Source data:
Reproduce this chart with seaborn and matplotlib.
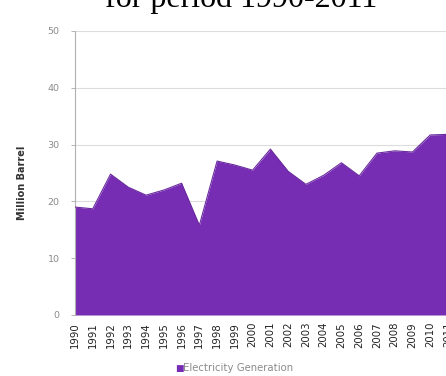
import matplotlib
matplotlib.use('Agg')
import matplotlib.pyplot as plt
import seaborn as sns
import numpy as np
import pandas as pd

# Data
years = [str(y) for y in range(1990, 2012)]
electricity_generation = [19.0, 18.7, 24.8, 22.5, 21.1, 22.0, 23.2, 15.8, 27.1, 26.4,
                          25.5, 29.2, 25.3, 23.0, 24.6, 26.8, 24.5, 28.5, 28.9, 28.7,
                          31.7, 31.8]
y_ticks = [0, 10, 20, 30, 40, 50]

purple = '#772db3'

df = pd.DataFrame({'year': years, 'value': electricity_generation})
df['pos'] = np.arange(len(df))

sns.set_style('white')
plt.rcParams['font.family'] = ['DejaVu Sans']

fig = plt.figure(figsize=(4.46, 3.76), dpi=100)
ax = fig.add_axes([75 / 446, 61 / 376, 373 / 446, 284 / 376])

# area
ax.fill_between(df['pos'], 0, df['value'], color=purple, linewidth=0, zorder=2,
                label='Electricity Generation')
sns.lineplot(data=df, x='pos', y='value', ax=ax, color='#6a2a9e', linewidth=0.8,
             zorder=3, legend=False)

ax.set_xlim(0, len(df) - 1)
ax.set_ylim(0, 50)
ax.set_yticks(y_ticks)
ax.set_yticklabels([str(t) for t in y_ticks], fontsize=6.8, color='#8a8a8a')
ax.set_xticks(df['pos'])
ax.set_xticklabels(df['year'], rotation=90, fontsize=7.3, color='#222222')
ax.tick_params(axis='y', length=3, width=0.6, color='#aaaaaa', pad=8, left=True)
ax.tick_params(axis='x', length=0, pad=5)

ax.grid(axis='y', color='#dcdcdc', linewidth=0.8, zorder=0)
for s in ['top', 'right', 'bottom']:
    ax.spines[s].set_visible(False)
ax.spines['left'].set_color('#b0b0b0')
ax.spines['left'].set_linewidth(0.8)

ax.set_xlabel('')
ax.set_ylabel('Million Barrel', fontsize=7, fontweight='bold', color='#333333')
ax.yaxis.set_label_coords(-0.128, 0.465)

# legend below the plot
fig.text(175 / 446, 1 - 368 / 376, '\u25a0', fontsize=6.5, color=purple,
         ha='left', va='center')
fig.text(183 / 446, 1 - 368 / 376, 'Electricity Generation', fontsize=7.3,
         color='#8a8a8a', ha='left', va='center')

# title cut off at the top edge
fig.text(241 / 446, 1 - 7 / 376, 'for period 1990-2011', fontsize=23,
         family='Liberation Serif', ha='center', va='baseline', color='black')

fig.savefig('out.png', dpi=100)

Exercise objective:
Return only the lines running from the top of the data to the line that holds "import pandas as pd". Include both of those lines, but skip the pictures.

Response to this exercise:
Reproduce this chart with seaborn and matplotlib.
import matplotlib
matplotlib.use('Agg')
import matplotlib.pyplot as plt
import seaborn as sns
import numpy as np
import pandas as pd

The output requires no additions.